→ THE REQUEST:
Leave out the pictures, and retype only the lines from the beginning of the material through the line that contains "fig.savefig('out.png', dpi=100)", including both.

[START]

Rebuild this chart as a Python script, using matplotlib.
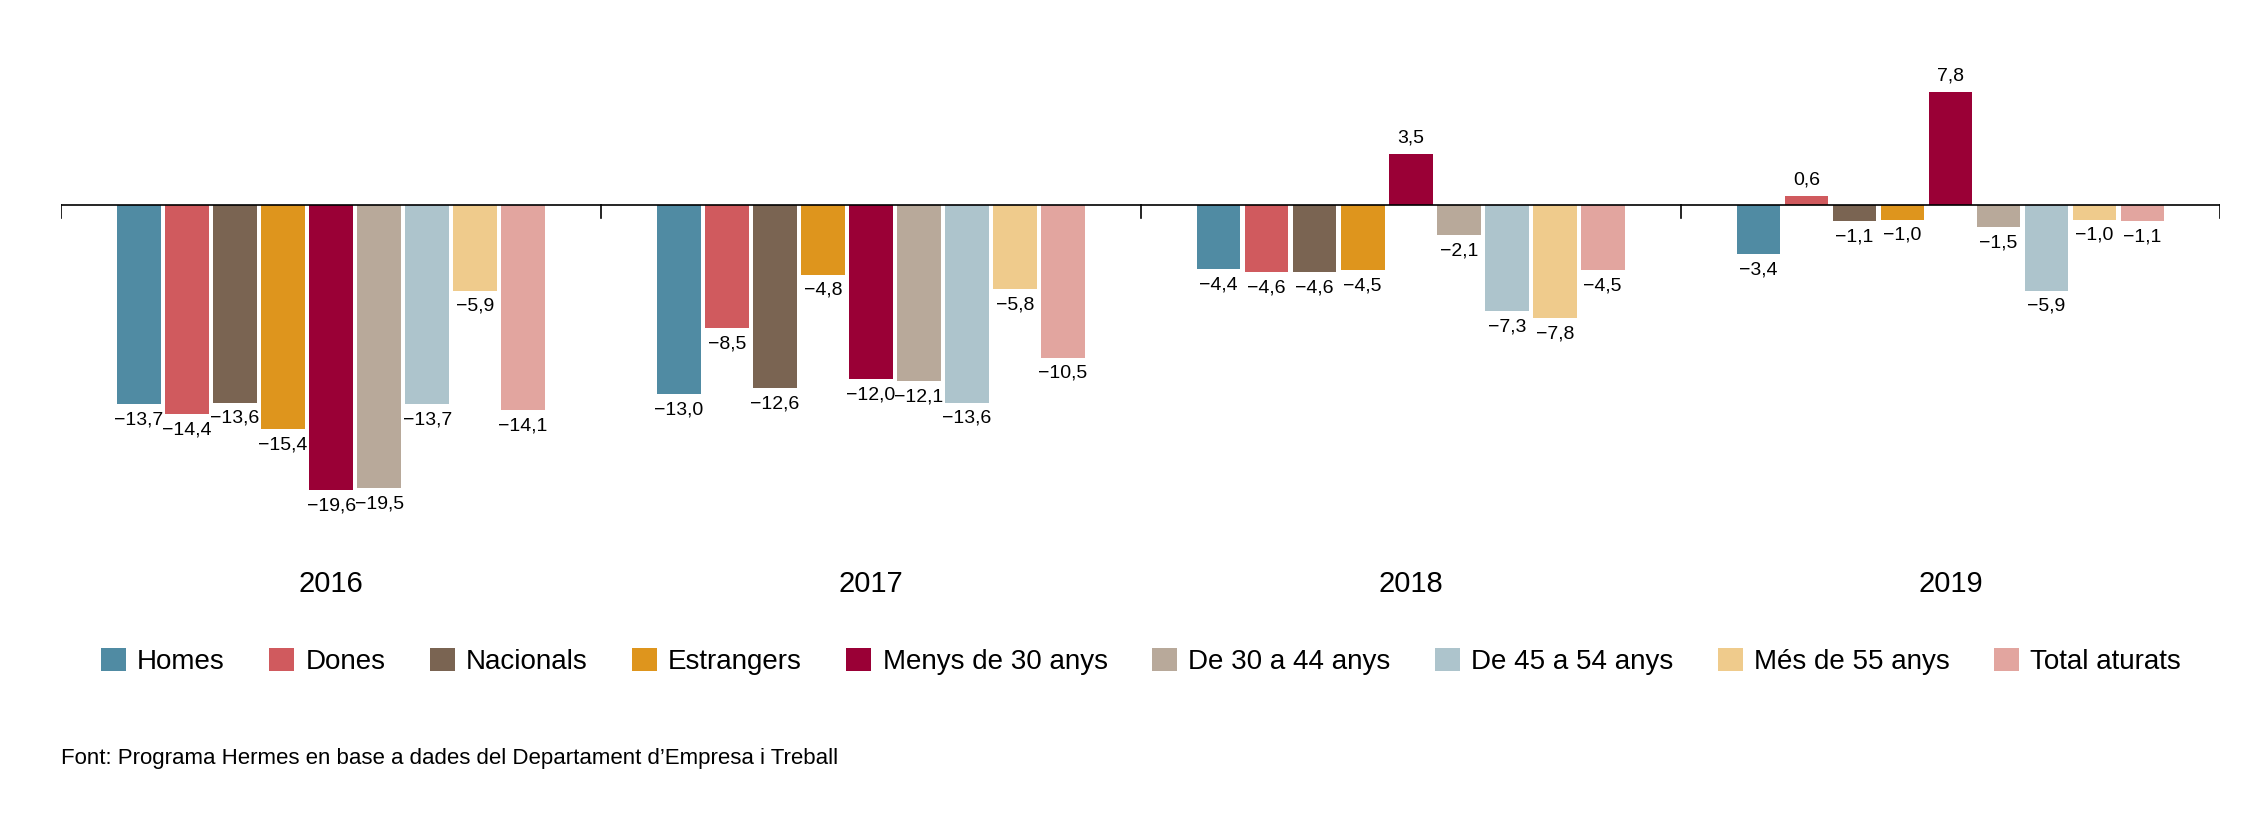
import matplotlib
matplotlib.use("Agg")
import matplotlib.pyplot as plt
import numpy as np

plt.rcParams['font.family'] = ['Liberation Sans', 'DejaVu Sans']

years = ['2016', '2017', '2018', '2019']
series = ['Homes', 'Dones', 'Nacionals', 'Estrangers', 'Menys de 30 anys',
          'De 30 a 44 anys', 'De 45 a 54 anys', 'Més de 55 anys', 'Total aturats']
colors = ['#508ba3', '#d05a5e', '#7a6452', '#de951d', '#9a0036',
          '#b8a99a', '#adc4cc', '#efcb8c', '#e2a59f']
values = [
    [-13.7, -13.0, -4.4, -3.4],
    [-14.4, -8.5, -4.6, 0.6],
    [-13.6, -12.6, -4.6, -1.1],
    [-15.4, -4.8, -4.5, -1.0],
    [-19.6, -12.0, 3.5, 7.8],
    [-19.5, -12.1, -2.1, -1.5],
    [-13.7, -13.6, -7.3, -5.9],
    [-5.9, -5.8, -7.8, -1.0],
    [-14.1, -10.5, -4.5, -1.1],
]
source = "Font: Programa Hermes en base a dades del Departament d\u2019Empresa i Treball"

fig = plt.figure(figsize=(22.68, 8.33), dpi=100)
ax = fig.add_axes([0.027, 0.337, 0.952, 0.628])
step = 33 / 371
width = 30 / 371
x = np.arange(len(years))
for i, (name, col, vals) in enumerate(zip(series, colors, values)):
    xs = x + (i - 4) * step
    ax.bar(xs, vals, width=width, color=col, label=name)
    for xi, v in zip(xs, vals):
        lab = f"{v:.1f}".replace('.', ',').replace('-', '\u2212')
        if v < 0:
            ax.text(xi, v - 0.5, lab, ha='center', va='top', fontsize=14)
        else:
            ax.text(xi, v + 0.5, lab, ha='center', va='bottom', fontsize=14)

ax.set_xlim(-0.5, 3.5)
ax.set_ylim(-23.9, 12.1)
ax.axhline(0, color='black', lw=1.2)
for s in ax.spines.values():
    s.set_visible(False)
ax.set_yticks([])
ax.set_xticks([-0.5, 0.5, 1.5, 2.5, 3.5])
ax.set_xticklabels([])
ax.tick_params(axis='x', length=0)
for t in [-0.5, 0.5, 1.5, 2.5, 3.5]:
    ax.plot([t, t], [0, -0.9], color='black', lw=1.2)
for xi, y in zip(x, years):
    ax.text(xi, -26.1, y, ha='center', va='center', fontsize=21, clip_on=False)

fig.legend(loc='center', bbox_to_anchor=(0.503, 0.206), ncol=9, frameon=False,
           fontsize=20, handlelength=0.9, handleheight=0.9, handletextpad=0.4,
           columnspacing=1.6)
fig.text(0.027, 0.089, source, fontsize=16, ha='left', va='center')
fig.savefig('out.png', dpi=100)
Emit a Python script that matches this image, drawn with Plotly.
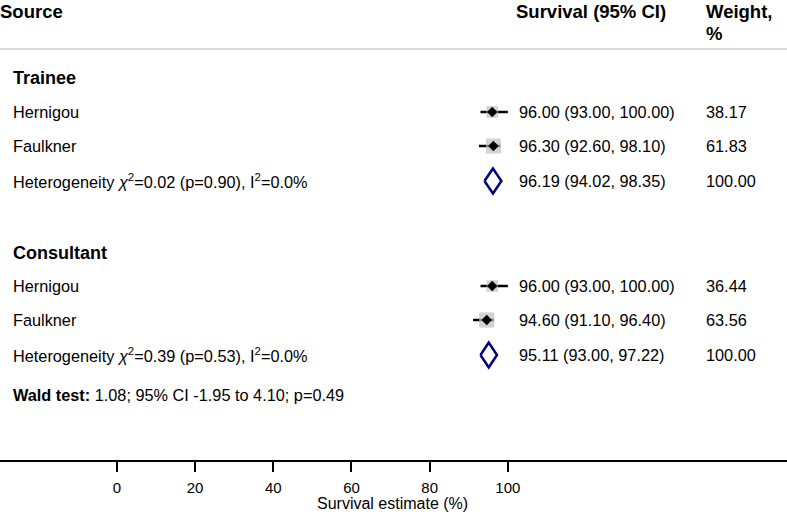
import numpy as np
import plotly.graph_objects as go

# study level data
group_names = ["Trainee", "Consultant"]
studies = ["Hernigou", "Faulkner", "Hernigou", "Faulkner"]
est = [96.00, 96.30, 96.00, 94.60]
lo = [93.00, 92.60, 93.00, 91.10]
hi = [100.00, 98.10, 100.00, 96.40]
weights = [38.17, 61.83, 36.44, 63.56]

# pooled estimates per group
pooled_est = [96.19, 95.11]
pooled_lo = [94.02, 93.00]
pooled_hi = [98.35, 97.22]
het_chi2 = [0.02, 0.39]
het_p = [0.90, 0.53]
het_i2 = [0.0, 0.0]

wald_text = "1.08; 95% CI -1.95 to 4.10; p=0.49"
tick_vals = [0, 20, 40, 60, 80, 100]

# layout: vertical row positions (px from top of the plot area)
group_rows = [78, 253]
study_rows = [112, 146, 286, 320]
pooled_rows = [181, 355]
wald_row = 395
W = 787
PLOT_H = 460
FONT = "Liberation Sans, Arial, sans-serif"

fig = go.Figure()

# confidence interval lines
for i in range(len(studies)):
    fig.add_trace(go.Scatter(x=[lo[i], hi[i]], y=[study_rows[i]] * 2, mode="lines",
                             line=dict(color="black", width=2.5), hoverinfo="skip"))

# weight squares
fig.add_trace(go.Scatter(x=est, y=study_rows, mode="markers",
                         marker=dict(symbol="square", color="#c0c0c0",
                                     size=[1.9 * np.sqrt(w) for w in weights], line=dict(width=0))))
# point estimates
fig.add_trace(go.Scatter(x=est, y=study_rows, mode="markers",
                         marker=dict(symbol="diamond", color="black", size=8)))

# pooled diamonds
for g in range(len(group_names)):
    y0 = pooled_rows[g]
    fig.add_trace(go.Scatter(
        x=[pooled_lo[g], pooled_est[g], pooled_hi[g], pooled_est[g], pooled_lo[g]],
        y=[y0, y0 - 12.5, y0, y0 + 12.5, y0], mode="lines",
        line=dict(color="#000080", width=2.5), fill="toself", fillcolor="white"))

ann = []


def txt(x, y, s, bold=False, size=16.3):
    if bold:
        s = "<b>" + s + "</b>"
    ann.append(dict(x=x / W, xref="paper", y=y, yref="y", text=s, showarrow=False,
                    xanchor="left", yanchor="middle", font=dict(size=size, family=FONT, color="black")))


# headers
txt(-2, 11, "Source", True, 18.5)
txt(514, 11, "Survival (95% CI)", True, 18.5)
txt(704, 11, "Weight,", True, 18.5)
txt(704, 33, "%", True, 18.5)

for g in range(len(group_names)):
    txt(11, group_rows[g], group_names[g], True, 18)
    txt(11, pooled_rows[g],
        "Heterogeneity <i>χ</i><sup>2</sup>=%.2f (p=%.2f), I<sup>2</sup>=%.1f%%" % (het_chi2[g], het_p[g], het_i2[g]))
    txt(517, pooled_rows[g], "%.2f (%.2f, %.2f)" % (pooled_est[g], pooled_lo[g], pooled_hi[g]))
    txt(704, pooled_rows[g], "100.00")

for i in range(len(studies)):
    txt(11, study_rows[i], studies[i])
    txt(517, study_rows[i], "%.2f (%.2f, %.2f)" % (est[i], lo[i], hi[i]))
    txt(704, study_rows[i], "%.2f" % weights[i])

txt(11, wald_row, "<b>Wald test:</b> " + wald_text)

# axis title as annotation below the tick labels
ann.append(dict(x=392 / W, xref="paper", y=-43 / PLOT_H, yref="paper",
                text="Survival estimate (%)", showarrow=False, xanchor="center", yanchor="middle",
                font=dict(size=16, family=FONT, color="black")))

fig.update_layout(
    width=787, height=512,
    margin=dict(l=0, r=0, t=0, b=512 - PLOT_H),
    plot_bgcolor="white", paper_bgcolor="white",
    showlegend=False,
    annotations=ann,
    shapes=[dict(type="line", xref="paper", yref="y", x0=0, x1=1, y0=49, y1=49,
                 line=dict(color="#cccccc", width=1.5))],
    xaxis=dict(range=[-29.9, 171.4], showgrid=False, zeroline=False, showline=True,
               linecolor="black", linewidth=1.5, ticks="outside", ticklen=10, tickwidth=1.5,
               tickcolor="black", tickvals=tick_vals, ticklabelstandoff=3,
               tickfont=dict(size=15, family=FONT, color="black")),
    yaxis=dict(range=[PLOT_H, 0], visible=False, showgrid=False, zeroline=False),
)

fig.write_html("out.html", config={"displayModeBar": False},
               post_script="document.body.style.margin='0';")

[END]

→ SOLUTION TO THIS EXERCISE:
Rebuild this chart as a Python script, using matplotlib.
import matplotlib
matplotlib.use("Agg")
import matplotlib.pyplot as plt
import numpy as np

plt.rcParams['font.family'] = ['Liberation Sans', 'DejaVu Sans']

years = ['2016', '2017', '2018', '2019']
series = ['Homes', 'Dones', 'Nacionals', 'Estrangers', 'Menys de 30 anys',
          'De 30 a 44 anys', 'De 45 a 54 anys', 'Més de 55 anys', 'Total aturats']
colors = ['#508ba3', '#d05a5e', '#7a6452', '#de951d', '#9a0036',
          '#b8a99a', '#adc4cc', '#efcb8c', '#e2a59f']
values = [
    [-13.7, -13.0, -4.4, -3.4],
    [-14.4, -8.5, -4.6, 0.6],
    [-13.6, -12.6, -4.6, -1.1],
    [-15.4, -4.8, -4.5, -1.0],
    [-19.6, -12.0, 3.5, 7.8],
    [-19.5, -12.1, -2.1, -1.5],
    [-13.7, -13.6, -7.3, -5.9],
    [-5.9, -5.8, -7.8, -1.0],
    [-14.1, -10.5, -4.5, -1.1],
]
source = "Font: Programa Hermes en base a dades del Departament d\u2019Empresa i Treball"

fig = plt.figure(figsize=(22.68, 8.33), dpi=100)
ax = fig.add_axes([0.027, 0.337, 0.952, 0.628])
step = 33 / 371
width = 30 / 371
x = np.arange(len(years))
for i, (name, col, vals) in enumerate(zip(series, colors, values)):
    xs = x + (i - 4) * step
    ax.bar(xs, vals, width=width, color=col, label=name)
    for xi, v in zip(xs, vals):
        lab = f"{v:.1f}".replace('.', ',').replace('-', '\u2212')
        if v < 0:
            ax.text(xi, v - 0.5, lab, ha='center', va='top', fontsize=14)
        else:
            ax.text(xi, v + 0.5, lab, ha='center', va='bottom', fontsize=14)

ax.set_xlim(-0.5, 3.5)
ax.set_ylim(-23.9, 12.1)
ax.axhline(0, color='black', lw=1.2)
for s in ax.spines.values():
    s.set_visible(False)
ax.set_yticks([])
ax.set_xticks([-0.5, 0.5, 1.5, 2.5, 3.5])
ax.set_xticklabels([])
ax.tick_params(axis='x', length=0)
for t in [-0.5, 0.5, 1.5, 2.5, 3.5]:
    ax.plot([t, t], [0, -0.9], color='black', lw=1.2)
for xi, y in zip(x, years):
    ax.text(xi, -26.1, y, ha='center', va='center', fontsize=21, clip_on=False)

fig.legend(loc='center', bbox_to_anchor=(0.503, 0.206), ncol=9, frameon=False,
           fontsize=20, handlelength=0.9, handleheight=0.9, handletextpad=0.4,
           columnspacing=1.6)
fig.text(0.027, 0.089, source, fontsize=16, ha='left', va='center')
fig.savefig('out.png', dpi=100)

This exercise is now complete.